How that can be harnessed to keep this important contest driving forward in terms of quality, rather than just in terms of enjoyable variations on thematic material, is a matter for the hard working organisers to grapple with.
But with an ever increasing backdrop of demands on young players (including more and more early season contests to go with exams) keeping the adjudication process relatively simple (although with a positive weighting towards musical quality) could see the event attract even more competitors if they have the same mindset as Elland.
Encouragingly, on the day, it certainly looked they were not alone in taking inspiration from their Welsh rivals.
So much good
The Action Medical Research Championship has done so much good (for both bands and for the fund raising for the charity itself) over the years, but it cannot afford to stand still.
The quality of the playing has arguably never been better, but once having had 14 bands in 2008, the numbers have started to fluctuate - and eight (with one dropping out at late notice) this year is starting to get borderline.
The enthusiasm and dedication of Gary Walzack and his excellent team in running the day is outstanding, with the fund raising for Action Medical Research (which this year topped £1300) being central to its overriding ethos.
Reach out again
It was however, interesting to note that despite over 70 bands having participated over the years, the contest now relies more on a loyal hard core of competitive support.

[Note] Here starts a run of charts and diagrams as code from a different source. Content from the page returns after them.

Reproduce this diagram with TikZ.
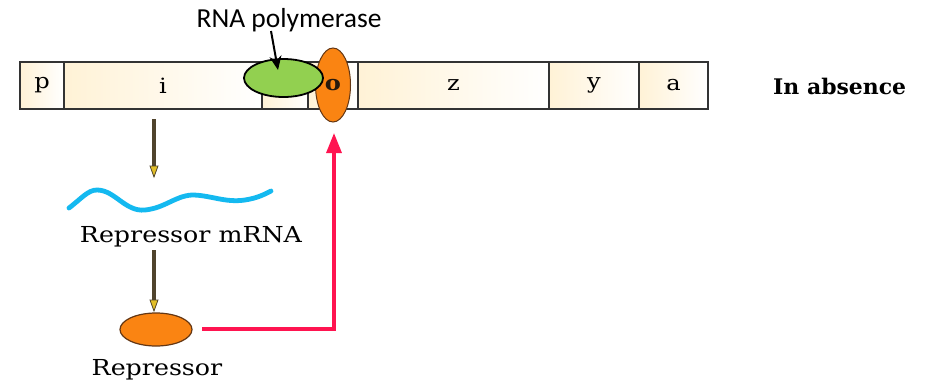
\documentclass[tikz,border=0pt]{standalone}
\usepackage{fontspec}
\usetikzlibrary{arrows.meta,shapes.geometric}
\newfontfamily\schfont{DejaVu Serif}[FakeStretch=1.15]
\newfontfamily\schbold{DejaVu Serif Bold}[FakeStretch=1.02]
\newfontfamily\calfont{Carlito}
\definecolor{cream}{RGB}{255,242,214}
\definecolor{rnagreen}{RGB}{146,208,80}
\definecolor{repor}{RGB}{250,132,18}
\definecolor{repbrd}{RGB}{100,55,20}
\definecolor{wavecyan}{RGB}{20,185,240}
\definecolor{redarr}{RGB}{255,20,80}
\definecolor{shaft}{RGB}{80,68,45}
\definecolor{tipyel}{RGB}{225,190,40}
\begin{document}
\begin{tikzpicture}[x=1pt,y=-1pt,
  seg/.style={draw=black!80,line width=1.1pt,minimum height=47pt,inner sep=0pt,
    left color=cream,right color=white,font=\schfont\fontsize{21}{21}\selectfont},
  lbl/.style={font=\schfont\fontsize{22}{22}\selectfont,inner sep=0pt},
  downarr/.style={draw=shaft,line width=3.4pt},
  downtip/.style={draw=shaft,fill=tipyel,line width=0.8pt},
]
\useasboundingbox (0,0) rectangle (944,389);
\fill[white] (0,0) rectangle (944,389);
% gene segments
\node[seg,minimum width=44pt] (p) at (42,85.5) {p};
\node[seg,minimum width=198pt] (i) at (163,85.5) {i};
\node[seg,minimum width=46pt] (b1) at (285,85.5) {};
\node[seg,minimum width=50pt] (b2) at (333,85.5) {};
\node[seg,minimum width=191pt] (z) at (453.5,85.5) {z};
\node[seg,minimum width=90pt] (y) at (594,85.5) {y};
\node[seg,minimum width=69pt] (a) at (673.5,85.5) {a};
% operator
\node[ellipse,draw=repbrd,line width=1pt,fill=repor,minimum width=35pt,minimum height=74pt,inner sep=0pt,
  font=\schfont\bfseries\fontsize{21}{21}\selectfont,text=black!80!brown] (o) at (333,85) {o};
% RNA polymerase
\node[ellipse,draw=black,line width=1.8pt,fill=rnagreen,minimum width=79pt,minimum height=38pt,inner sep=0pt] (pol) at (283.5,78) {};
\node[font=\calfont\fontsize{27.5}{27.5}\selectfont,inner sep=0pt] (poltxt) at (289,20) {RNA polymerase};
\coordinate (polstart) at (271,31);
\coordinate (polend) at (278,70);
\draw[line width=2pt,-{Stealth[length=14pt,width=12pt]}] (polstart) -- (polend);
% In absence
\node[font=\schbold\fontsize{21.5}{21.5}\selectfont,inner sep=0pt,anchor=west] (abs) at (773,86) {In absence};
% repressor pathway
\coordinate (i1) at (154,119);
\coordinate (w1) at (154,168);
\coordinate (w1t) at (154,177);
\draw[downarr] (i1) -- (w1);
\draw[downtip] (150,166) -- (158,166) -- (w1t) -- cycle;
\draw[wavecyan,line width=4.8pt,line cap=round] (69,208) .. controls (82,198) and (88,190) .. (97,190)
  .. controls (115,190) and (125,212) .. (145,210)
  .. controls (165,208) and (175,196) .. (192,195)
  .. controls (210,195) and (225,203) .. (245,200)
  .. controls (258,198) and (265,194) .. (271,191);
\node[lbl] (mrna) at (191,237) {Repressor mRNA};
\coordinate (m2) at (154,250);
\coordinate (r0) at (154,302);
\coordinate (r0t) at (154,311);
\draw[downarr] (m2) -- (r0);
\draw[downtip] (150,300) -- (158,300) -- (r0t) -- cycle;
\node[ellipse,draw=repbrd,line width=1.2pt,fill=repor,minimum width=72pt,minimum height=33pt,inner sep=0pt] (rep) at (156,329.5) {};
\node[lbl] (reptxt) at (157,370) {Repressor};
\coordinate (rs) at (202,329);
\coordinate (ot) at (334,133);
\draw[redarr,line width=3.2pt,-{Triangle[length=20pt,width=15pt]}] (rs) -| (ot);
\end{tikzpicture}
\end{document}
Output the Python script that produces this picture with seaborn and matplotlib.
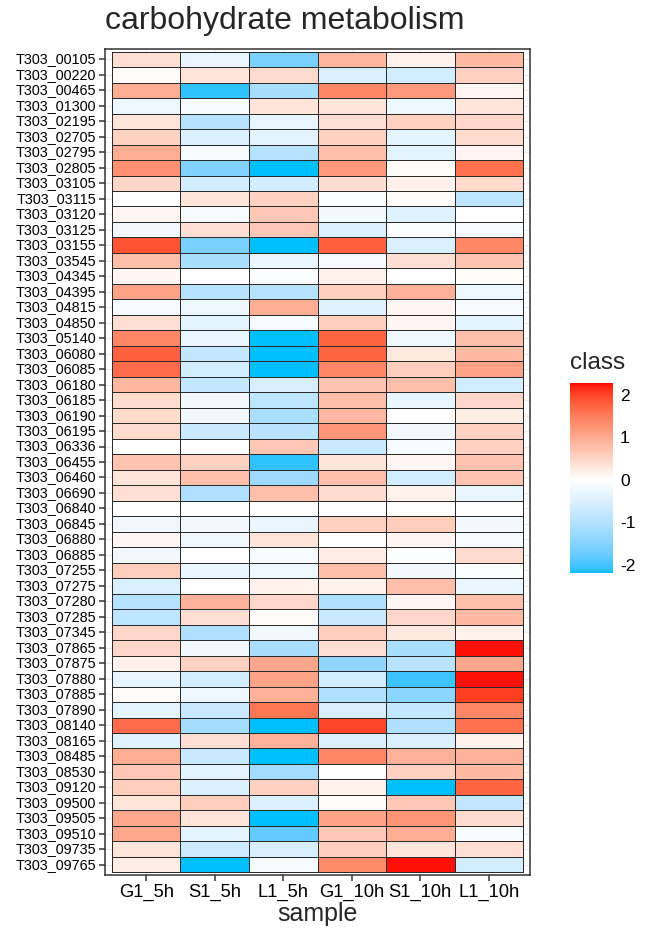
import numpy as np
import pandas as pd
import matplotlib
matplotlib.use("Agg")
import matplotlib.pyplot as plt
import seaborn as sns
from matplotlib.colors import ListedColormap

genes = ["T303_00105", "T303_00220", "T303_00465", "T303_01300", "T303_02195",
         "T303_02705", "T303_02795", "T303_02805", "T303_03105", "T303_03115",
         "T303_03120", "T303_03125", "T303_03155", "T303_03545", "T303_04345",
         "T303_04395", "T303_04815", "T303_04850", "T303_05140", "T303_06080",
         "T303_06085", "T303_06180", "T303_06185", "T303_06190", "T303_06195",
         "T303_06336", "T303_06455", "T303_06460", "T303_06690", "T303_06840",
         "T303_06845", "T303_06880", "T303_06885", "T303_07255", "T303_07275",
         "T303_07280", "T303_07285", "T303_07345", "T303_07865", "T303_07875",
         "T303_07880", "T303_07885", "T303_07890", "T303_08140", "T303_08165",
         "T303_08485", "T303_08530", "T303_09120", "T303_09500", "T303_09505",
         "T303_09510", "T303_09735", "T303_09765"]

samples = ["G1_5h", "S1_5h", "L1_5h", "G1_10h", "S1_10h", "L1_10h"]

g1_5h = [0.38, 0.05, 0.97, -0.25, 0.32, 0.54, 0.97, 1.3, 0.49, 0.0,
         0.11, -0.19, 1.89, 0.76, 0.11, 1.08, -0.12, 0.38, 1.4, 1.78,
         1.67, 0.86, 0.43, 0.43, 0.43, 0.0, 0.7, 0.32, 0.38, 0.0,
         -0.19, 0.11, -0.19, 0.59, -0.5, -1.0, -0.88, 0.49, 0.49, 0.16,
         -0.31, 0.05, -0.38, 1.67, -0.44, 0.97, 0.65, 0.59, 0.32, 1.03,
         1.03, 0.32, 0.22]
s1_5h = [-0.31, 0.32, -2.1, -0.12, -1.0, -0.5, -0.12, -1.56, -0.62, 0.32,
         -0.12, 0.38, -1.62, -1.12, 0.0, -1.0, -0.25, -0.38, -0.31, -0.81,
         -0.62, -0.81, -0.19, -0.19, -0.75, 0.0, 0.54, 0.76, -1.06, 0.0,
         -0.19, -0.25, 0.0, -0.31, 0.0, 0.92, 0.38, -1.06, -0.19, 0.54,
         -0.62, -0.25, -0.75, -1.19, 0.38, -0.75, -0.38, -0.5, 0.59, 0.32,
         -0.38, -0.69, -2.2]
l1_5h = [-1.62, 0.43, -1.12, 0.32, -0.31, -0.38, -1.0, -2.2, -0.62, 0.54,
         0.65, 0.65, -2.2, -0.31, -0.06, -1.0, 0.97, -0.12, -2.2, -2.2,
         -2.2, -0.56, -0.88, -1.12, -0.94, 0.65, -2.1, -1.25, 0.76, 0.0,
         -0.31, 0.32, -0.12, -0.25, 0.16, 0.49, 0.05, -0.19, -1.12, 1.03,
         1.08, 0.92, 1.57, -2.2, 0.92, -2.2, -1.19, 0.54, -0.5, -2.2,
         -1.81, -0.56, -0.12]
g1_10h = [0.86, -0.5, 1.4, 0.32, 0.38, 0.54, 0.76, 1.19, 0.38, -0.06,
          -0.19, -0.5, 1.78, -0.12, 0.16, 0.59, -0.44, 0.59, 1.73, 1.73,
          1.4, 0.7, 0.76, 0.86, 1.24, -0.75, 0.32, 0.76, 0.43, 0.0,
          0.54, 0.0, 0.22, 0.76, 0.16, -1.06, -0.75, 0.59, 0.38, -1.38,
          -0.62, -1.06, -0.56, 2.0, -0.5, 1.4, 0.0, 0.16, 0.05, 1.08,
          0.65, 0.59, 1.35]
s1_10h = [0.16, -0.62, 1.19, -0.25, 0.54, -0.38, -0.38, 0.05, 0.16, 0.05,
          -0.44, -0.06, -0.5, 0.38, 0.0, 0.92, 0.11, 0.11, -0.25, 0.27,
          0.59, 0.76, -0.31, 0.0, -0.19, -0.12, 0.11, -0.62, 0.16, 0.0,
          0.59, 0.11, -0.06, -0.19, 0.76, 0.11, 0.49, 0.27, -1.12, -0.94,
          -2.05, -1.44, -0.81, -1.06, -0.5, 0.92, 0.54, -2.2, 0.65, 1.24,
          0.97, 0.32, 2.25]
l1_10h = [0.81, 0.54, 0.11, 0.32, 0.49, 0.43, 0.11, 1.62, 0.43, -0.88,
          0.0, -0.12, 1.4, 0.7, 0.05, -0.25, -0.12, -0.38, 0.76, 0.81,
          1.08, -0.62, 0.49, 0.22, 0.54, 0.54, 0.7, 0.7, -0.31, 0.0,
          -0.19, -0.12, 0.43, -0.06, -0.31, 0.76, 0.81, 0.16, 2.25, 1.03,
          2.25, 2.05, 1.4, 1.62, 0.16, 0.92, 0.81, 1.73, -0.81, 0.43,
          -0.12, 0.38, -0.62]

VMIN, VMAX = -2.2, 2.28

data = pd.DataFrame(
    np.column_stack([g1_5h, s1_5h, l1_5h, g1_10h, s1_10h, l1_10h]),
    index=genes, columns=samples)


# --- diverging palette interpolated in CIE Lab space ---------------------
def _srgb_to_lab(rgb):
    rgb = np.asarray(rgb, float)
    lin = np.where(rgb <= 0.04045, rgb / 12.92, ((rgb + 0.055) / 1.055) ** 2.4)
    m = np.array([[0.4124564, 0.3575761, 0.1804375],
                  [0.2126729, 0.7151522, 0.0721750],
                  [0.0193339, 0.1191920, 0.9503041]])
    xyz = m @ lin / np.array([0.95047, 1.0, 1.08883])
    f = np.where(xyz > 216 / 24389, np.cbrt(xyz), (24389 / 27 * xyz + 16) / 116)
    return np.array([116 * f[1] - 16, 500 * (f[0] - f[1]), 200 * (f[1] - f[2])])


def _lab_to_srgb(lab):
    L, a, b = lab
    fy = (L + 16) / 116
    fx = fy + a / 500
    fz = fy - b / 200
    f = np.array([fx, fy, fz])
    xyz = np.where(f ** 3 > 216 / 24389, f ** 3, (116 * f - 16) / (24389 / 27))
    xyz = xyz * np.array([0.95047, 1.0, 1.08883])
    minv = np.array([[3.2404542, -1.5371385, -0.4985314],
                     [-0.9692660, 1.8760108, 0.0415560],
                     [0.0556434, -0.2040259, 1.0572252]])
    lin = np.clip(minv @ xyz, 0, 1)
    rgb = np.where(lin <= 0.0031308, 12.92 * lin, 1.055 * lin ** (1 / 2.4) - 0.055)
    return np.clip(rgb, 0, 1)


low = _srgb_to_lab([0, 191 / 255, 1])   # deepskyblue
mid = _srgb_to_lab([1, 1, 1])           # white
high = _srgb_to_lab([1, 0, 0])          # red
colors = []
for v in np.linspace(VMIN, VMAX, 512):
    if v < 0:
        colors.append(_lab_to_srgb(mid + (low - mid) * min(v / VMIN, 1.0)))
    else:
        colors.append(_lab_to_srgb(mid + (high - mid) * min(v / VMAX, 1.0)))
cmap = ListedColormap(colors)

# --- figure ---------------------------------------------------------------
sns.set_theme(style="white")
plt.rcParams["font.family"] = ["Liberation Sans", "DejaVu Sans"]

W, H = 646, 930
fig = plt.figure(figsize=(W / 100, H / 100), dpi=100)
fig.patch.set_facecolor("white")

px_l, px_r, px_t, px_b = 105, 530, 49, 875
ax = fig.add_axes([px_l / W, 1 - px_b / H, (px_r - px_l) / W, (px_b - px_t) / H])
cax = fig.add_axes([570 / W, 1 - 573 / H, 43 / W, 190 / H])

ax.set_axisbelow(True)
sns.heatmap(data, ax=ax, cmap=cmap, vmin=VMIN, vmax=VMAX,
            linewidths=0.6, linecolor="#2a2a2a", cbar=True, cbar_ax=cax)

n_rows, n_cols = data.shape
ax.set_xlim(-0.1, n_cols + 0.1)
ax.set_ylim(n_rows + 0.17, -0.17)

for side in ["left", "right", "top", "bottom"]:
    ax.spines[side].set_visible(True)
    ax.spines[side].set_color("#333333")
    ax.spines[side].set_linewidth(1.1)

ax.set_yticks(np.arange(n_rows) + 0.5)
ax.set_yticklabels(genes, fontsize=10.4, color="black")
ax.set_xticks(np.arange(n_cols) + 0.5)
ax.set_xticklabels(samples, fontsize=13.2, color="black", rotation=0)
ax.tick_params(axis="both", which="major", length=4, width=1.1,
               color="#333333", direction="out", pad=2.5,
               left=True, bottom=True)
ax.grid(True, color="#ebebeb", linewidth=0.8)
ax.set_xlabel("")
ax.set_ylabel("")

# colour bar
cbar = ax.collections[0].colorbar
cbar.outline.set_visible(False)
cbar.set_ticks([-2, -1, 0, 1, 2])
cbar.set_ticklabels(["-2", "-1", "0", "1", "2"])
cax.yaxis.set_ticks_position("both")
cax.tick_params(axis="y", which="major", direction="in", length=5, width=0.8,
                color="white", labelsize=12.5, pad=5, labelright=True,
                labelleft=False, labelcolor="black")

fig.text(570 / W, 1 - 363 / H, "class", fontsize=17.5, ha="left", va="center")
fig.text(105 / W, 1 - 21 / H, "carbohydrate metabolism", fontsize=23,
         ha="left", va="center")
fig.text(317 / W, 1 - 914 / H, "sample", fontsize=18, ha="center", va="center")

fig.savefig("out.png", dpi=100, facecolor="white")
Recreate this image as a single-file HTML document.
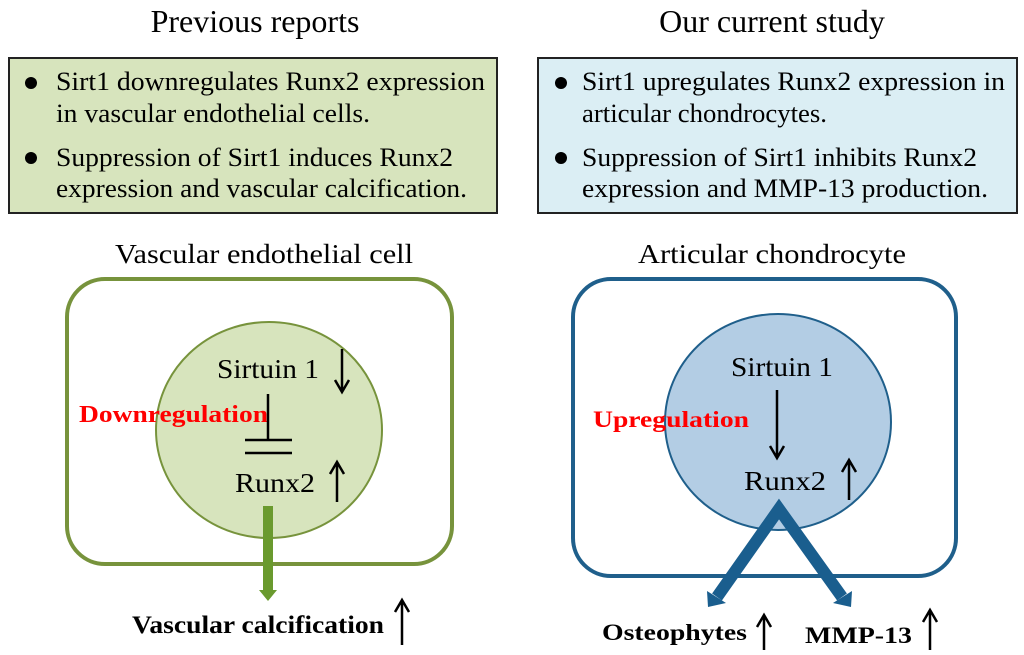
<!DOCTYPE html>
<html><head><meta charset="utf-8"><style>body{margin:0;background:#fff}svg{display:block}text{font-family:"Liberation Serif",serif}</style></head>
<body>
<svg width="1024" height="655" viewBox="0 0 1024 655" xmlns="http://www.w3.org/2000/svg">
<text x="255" y="32" font-size="32" text-anchor="middle">Previous reports</text>
<text x="772" y="32" font-size="32" text-anchor="middle">Our current study</text>

<rect x="9" y="58" width="488" height="155" fill="#d7e4bd" stroke="#222" stroke-width="2"/>
<circle cx="31" cy="83" r="6"/><circle cx="31" cy="158" r="6"/>
<g font-size="26">
<text x="56" y="90" textLength="429" lengthAdjust="spacingAndGlyphs">Sirt1 downregulates Runx2 expression</text>
<text x="56" y="122" textLength="314" lengthAdjust="spacingAndGlyphs">in vascular endothelial cells.</text>
<text x="56" y="166" textLength="397" lengthAdjust="spacingAndGlyphs">Suppression of Sirt1 induces Runx2</text>
<text x="56" y="197" textLength="411" lengthAdjust="spacingAndGlyphs">expression and vascular calcification.</text>
</g>

<rect x="538" y="58" width="479" height="155" fill="#dbeef4" stroke="#222" stroke-width="2"/>
<circle cx="561" cy="83" r="6"/><circle cx="561" cy="158" r="6"/>
<g font-size="26">
<text x="582" y="90" textLength="423" lengthAdjust="spacingAndGlyphs">Sirt1 upregulates Runx2 expression in</text>
<text x="582" y="122" textLength="245" lengthAdjust="spacingAndGlyphs">articular chondrocytes.</text>
<text x="582" y="166" textLength="395" lengthAdjust="spacingAndGlyphs">Suppression of Sirt1 inhibits Runx2</text>
<text x="582" y="197" textLength="406" lengthAdjust="spacingAndGlyphs">expression and MMP-13 production.</text>
</g>

<!-- left diagram -->
<text x="264" y="263" font-size="27" text-anchor="middle" textLength="298" lengthAdjust="spacingAndGlyphs">Vascular endothelial cell</text>
<rect x="67" y="279" width="385" height="285" rx="38" fill="none" stroke="#77933c" stroke-width="4"/>
<ellipse cx="269" cy="430" rx="113" ry="108" fill="#d7e4bd" stroke="#77933c" stroke-width="2"/>
<text x="217" y="378" font-size="27" textLength="102" lengthAdjust="spacingAndGlyphs">Sirtuin 1</text>
<text x="79" y="422" font-size="24" font-weight="bold" fill="#ff0000" textLength="189" lengthAdjust="spacingAndGlyphs">Downregulation</text>
<line x1="268" y1="394" x2="268" y2="440" stroke="#000" stroke-width="2.5"/>
<line x1="245" y1="440" x2="292" y2="440" stroke="#000" stroke-width="2.5"/>
<line x1="245" y1="453" x2="292" y2="453" stroke="#000" stroke-width="2.5"/>
<text x="235" y="492" font-size="27" textLength="80" lengthAdjust="spacingAndGlyphs">Runx2</text>
<rect x="263" y="506" width="10" height="86" fill="#6a9a2e"/>
<polygon points="259,590 277,590 268,601" fill="#6a9a2e"/>
<text x="132" y="633" font-size="25" font-weight="bold" textLength="252" lengthAdjust="spacingAndGlyphs">Vascular calcification</text>

<!-- right diagram -->
<text x="772" y="263" font-size="27" text-anchor="middle" textLength="268" lengthAdjust="spacingAndGlyphs">Articular chondrocyte</text>
<rect x="573" y="279" width="383" height="297" rx="38" fill="none" stroke="#1f5f8b" stroke-width="4"/>
<ellipse cx="778" cy="422" rx="113" ry="108" fill="#b3cde4" stroke="#1f5f8b" stroke-width="2"/>
<text x="731" y="376" font-size="27" textLength="102" lengthAdjust="spacingAndGlyphs">Sirtuin 1</text>
<text x="593" y="427" font-size="23" font-weight="bold" fill="#ff0000" textLength="156" lengthAdjust="spacingAndGlyphs">Upregulation</text>
<text x="744" y="490" font-size="27" textLength="82" lengthAdjust="spacingAndGlyphs">Runx2</text>
<polyline points="717,597 779,509 842,597" fill="none" stroke="#1a5e8e" stroke-width="12" stroke-linejoin="miter"/>
<polygon points="707,591 726,603 708,607" fill="#1a5e8e"/>
<polygon points="852,591 833,603 851,607" fill="#1a5e8e"/>
<text x="602" y="640" font-size="23" font-weight="bold" textLength="145" lengthAdjust="spacingAndGlyphs">Osteophytes</text>
<text x="805" y="643" font-size="23" font-weight="bold" textLength="107" lengthAdjust="spacingAndGlyphs">MMP-13</text>

<g stroke="#000" stroke-width="2.5" fill="none">
<path d="M342,349 V391 M335,380 L342,392 L349,380"/>
<path d="M337,502 V463 M330,474 L337,462 L344,474"/>
<path d="M402,645 V601 M395,612 L402,600 L409,612"/>
<path d="M777,390 V457 M770,446 L777,458 L784,446"/>
<path d="M849,500 V461 M842,472 L849,460 L856,472"/>
<path d="M764,650 V616 M757,627 L764,615 L771,627"/>
<path d="M930,650 V611 M923,622 L930,610 L937,622"/>
</g>
</svg>
</body></html>
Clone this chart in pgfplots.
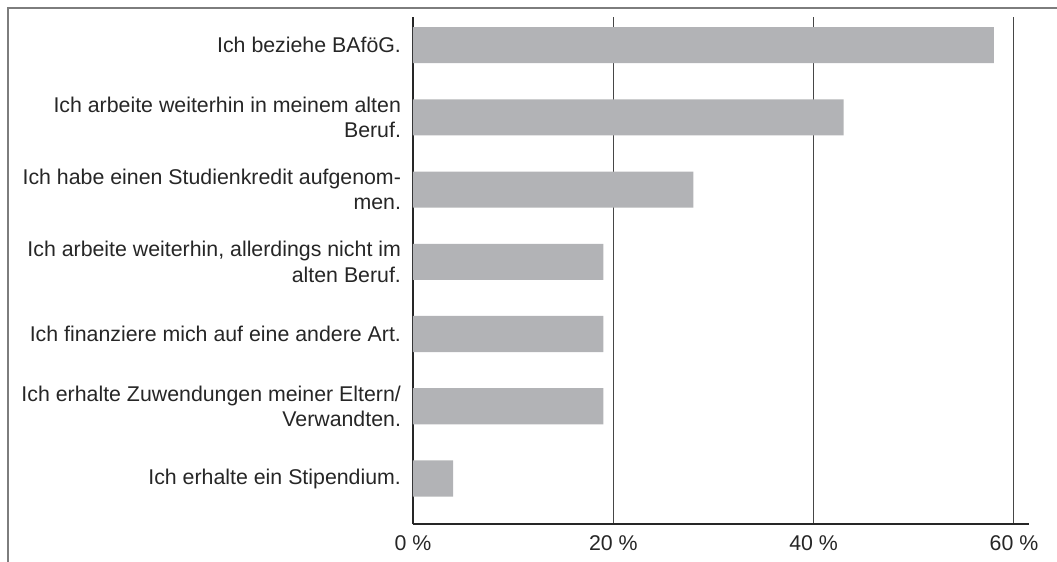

Somehow it has to reach out geographically once more to the likes of Scotland, South Wales, the West of England and the Home Counties.
Some simple rule changes may help - but so too must a new sense of inspired thinking.
Shep the dog
And with the greatest of respect to Frank Renton (who spoke wise words indeed before the announcement of the results) and Barrie Chappell - that applies to the people who judge their efforts too.
It was great to hear that the Blue Peter television programme wants to do a feature on the winners - but it wouldn’t be doing so with presenters the same age as John Noakes and Valarie Singleton - however much we (of a certain age) love and admire them.
Even Shep the dog is pushing up the daisies now.
The BBC’s iconic flagship of children’s entertainment ensured it remained relevant by ditching the Christmas advent calendar and decorations made out of tinsel and wire coat-hangers. Youngtsers are much, much more discerning and sophistcated nowadays in who they identify with and admire. Ask anyone under the age of 18: Kanye West or Paul McCartney? The Beatle doesn't get a look in...
This contest needs to do the same.
A fantastic event gained a fantastic winner this year - let’s hope it inspires everyone to even greater heights in time for 2016.